**REQUIRED WORK:** Can you output the material exactly as written, minus any pictures it holds?

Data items
☆ ☆ ☆ ☆
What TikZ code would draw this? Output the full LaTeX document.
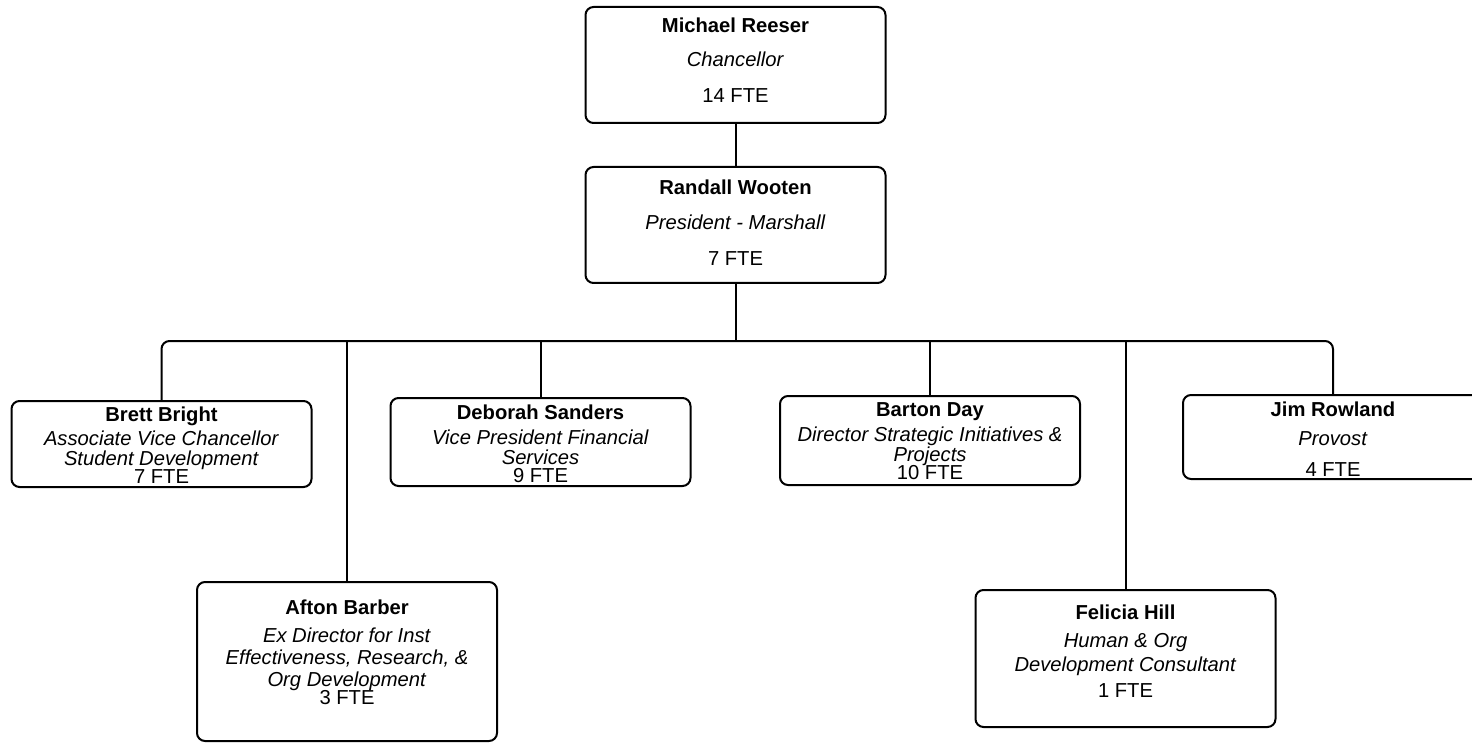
\documentclass[tikz,border=0pt]{standalone}
\usepackage{fontspec}
\setmainfont{Liberation Sans}

\begin{document}
\begin{tikzpicture}[x=0.5pt,y=-0.5pt,
  box/.style={draw, line width=1pt, rounded corners=4pt, minimum width=150pt, inner sep=0pt},
  txt/.style={anchor=north, align=center, inner sep=0pt, font=\fontsize{10.1}{11}\selectfont},
  link/.style={line width=1pt}]

\useasboundingbox (0,0) rectangle (1472,743);

%% boxes
\node[box, minimum height=58pt]   (reeser)  at (735.5,65)  {};
\node[box, minimum height=58pt]   (wooten)  at (735.5,225) {};
\node[box, minimum height=43pt]   (bright)  at (161.5,444) {};
\node[box, minimum height=44pt]   (sanders) at (540.5,442) {};
\node[box, minimum height=44.5pt] (day)     at (930,440.5) {};
\node[box, minimum height=42pt]   (rowland) at (1333,437)  {};
\node[box, minimum height=79.5pt] (barber)  at (347,661.5) {};
\node[box, minimum height=68.5pt] (hill)    at (1125.5,658.5) {};

%% box texts
\node[txt] (reeser-t) at ([yshift=-5.5pt]reeser.north)
  {\textbf{Michael Reeser}\\[6pt]\textit{Chancellor}\\[7pt]14 FTE};
\node[txt] (wooten-t) at ([yshift=-6.5pt]wooten.north)
  {\textbf{Randall Wooten}\\[6.5pt]\textit{President - Marshall}\\[7pt]7 FTE};
\node[txt] (bright-t) at ([yshift=-3pt]bright.north)
  {\textbf{Brett Bright}\\[1pt]\textit{Associate Vice Chancellor}\\[-1pt]\textit{Student Development}\\[-2pt]7 FTE};
\node[txt] (sanders-t) at ([yshift=-3.5pt]sanders.north)
  {\textbf{Deborah Sanders}\\[1.5pt]\textit{Vice President Financial}\\[-1pt]\textit{Services}\\[-2pt]9 FTE};
\node[txt] (day-t) at ([yshift=-3.5pt]day.north)
  {\textbf{Barton Day}\\[1.5pt]\textit{Director Strategic Initiatives \&}\\[-1pt]\textit{Projects}\\[-2pt]10 FTE};
\node[txt] (rowland-t) at ([yshift=-3.5pt]rowland.north)
  {\textbf{Jim Rowland}\\[3.5pt]\textit{Provost}\\[4.5pt]4 FTE};
\node[txt] (barber-t) at ([yshift=-9pt]barber.north)
  {\textbf{Afton Barber}\\[3pt]\textit{Ex Director for Inst}\\[0pt]\textit{Effectiveness, Research, \&}\\[0pt]\textit{Org Development}\\[-2pt]3 FTE};
\node[txt] (hill-t) at ([yshift=-7.5pt]hill.north)
  {\textbf{Felicia Hill}\\[3pt]\textit{Human \& Org}\\[1pt]\textit{Development Consultant}\\[2pt]1 FTE};

%% lines
\coordinate (bus) at (735.5,341);
\draw[link] (reeser) -- (wooten);
\draw[link] (wooten.south) -- (bus);
\draw[link, rounded corners=4pt] (bright.north) |- (bus) -| (rowland.north);
\draw[link] (barber.north)  -- (barber.north |- bus);
\draw[link] (sanders.north) -- (sanders.north |- bus);
\draw[link] (day.north)     -- (day.north |- bus);
\draw[link] (hill.north)    -- (hill.north |- bus);
\end{tikzpicture}
\end{document}
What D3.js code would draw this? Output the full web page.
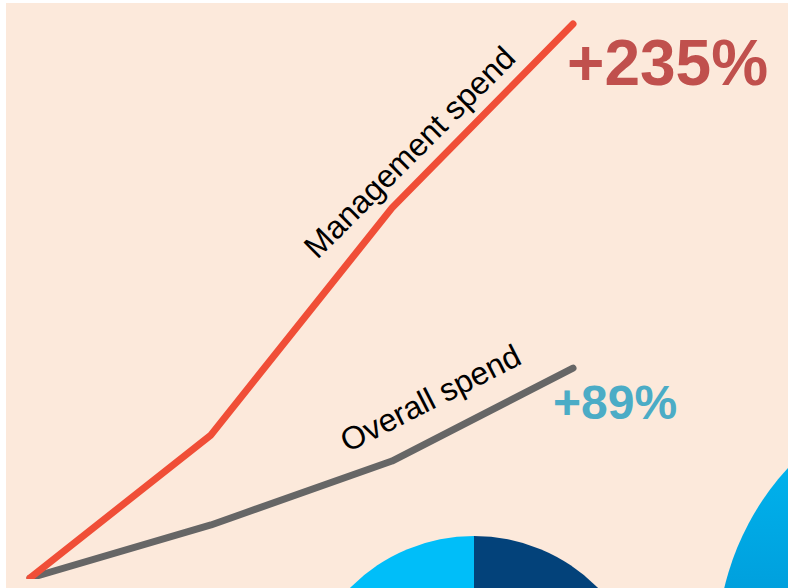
☆ ☆ ☆ ☆
**TASK RESPONSE:**
What TikZ code would draw this? Output the full LaTeX document.
\documentclass[tikz,border=0pt]{standalone}
\usepackage{fontspec}
\setmainfont{Liberation Sans}

\begin{document}
\begin{tikzpicture}[x=0.5pt,y=-0.5pt,
  box/.style={draw, line width=1pt, rounded corners=4pt, minimum width=150pt, inner sep=0pt},
  txt/.style={anchor=north, align=center, inner sep=0pt, font=\fontsize{10.1}{11}\selectfont},
  link/.style={line width=1pt}]

\useasboundingbox (0,0) rectangle (1472,743);

%% boxes
\node[box, minimum height=58pt]   (reeser)  at (735.5,65)  {};
\node[box, minimum height=58pt]   (wooten)  at (735.5,225) {};
\node[box, minimum height=43pt]   (bright)  at (161.5,444) {};
\node[box, minimum height=44pt]   (sanders) at (540.5,442) {};
\node[box, minimum height=44.5pt] (day)     at (930,440.5) {};
\node[box, minimum height=42pt]   (rowland) at (1333,437)  {};
\node[box, minimum height=79.5pt] (barber)  at (347,661.5) {};
\node[box, minimum height=68.5pt] (hill)    at (1125.5,658.5) {};

%% box texts
\node[txt] (reeser-t) at ([yshift=-5.5pt]reeser.north)
  {\textbf{Michael Reeser}\\[6pt]\textit{Chancellor}\\[7pt]14 FTE};
\node[txt] (wooten-t) at ([yshift=-6.5pt]wooten.north)
  {\textbf{Randall Wooten}\\[6.5pt]\textit{President - Marshall}\\[7pt]7 FTE};
\node[txt] (bright-t) at ([yshift=-3pt]bright.north)
  {\textbf{Brett Bright}\\[1pt]\textit{Associate Vice Chancellor}\\[-1pt]\textit{Student Development}\\[-2pt]7 FTE};
\node[txt] (sanders-t) at ([yshift=-3.5pt]sanders.north)
  {\textbf{Deborah Sanders}\\[1.5pt]\textit{Vice President Financial}\\[-1pt]\textit{Services}\\[-2pt]9 FTE};
\node[txt] (day-t) at ([yshift=-3.5pt]day.north)
  {\textbf{Barton Day}\\[1.5pt]\textit{Director Strategic Initiatives \&}\\[-1pt]\textit{Projects}\\[-2pt]10 FTE};
\node[txt] (rowland-t) at ([yshift=-3.5pt]rowland.north)
  {\textbf{Jim Rowland}\\[3.5pt]\textit{Provost}\\[4.5pt]4 FTE};
\node[txt] (barber-t) at ([yshift=-9pt]barber.north)
  {\textbf{Afton Barber}\\[3pt]\textit{Ex Director for Inst}\\[0pt]\textit{Effectiveness, Research, \&}\\[0pt]\textit{Org Development}\\[-2pt]3 FTE};
\node[txt] (hill-t) at ([yshift=-7.5pt]hill.north)
  {\textbf{Felicia Hill}\\[3pt]\textit{Human \& Org}\\[1pt]\textit{Development Consultant}\\[2pt]1 FTE};

%% lines
\coordinate (bus) at (735.5,341);
\draw[link] (reeser) -- (wooten);
\draw[link] (wooten.south) -- (bus);
\draw[link, rounded corners=4pt] (bright.north) |- (bus) -| (rowland.north);
\draw[link] (barber.north)  -- (barber.north |- bus);
\draw[link] (sanders.north) -- (sanders.north |- bus);
\draw[link] (day.north)     -- (day.north |- bus);
\draw[link] (hill.north)    -- (hill.north |- bus);
\end{tikzpicture}
\end{document}
What D3.js code would draw this? Output the full web page.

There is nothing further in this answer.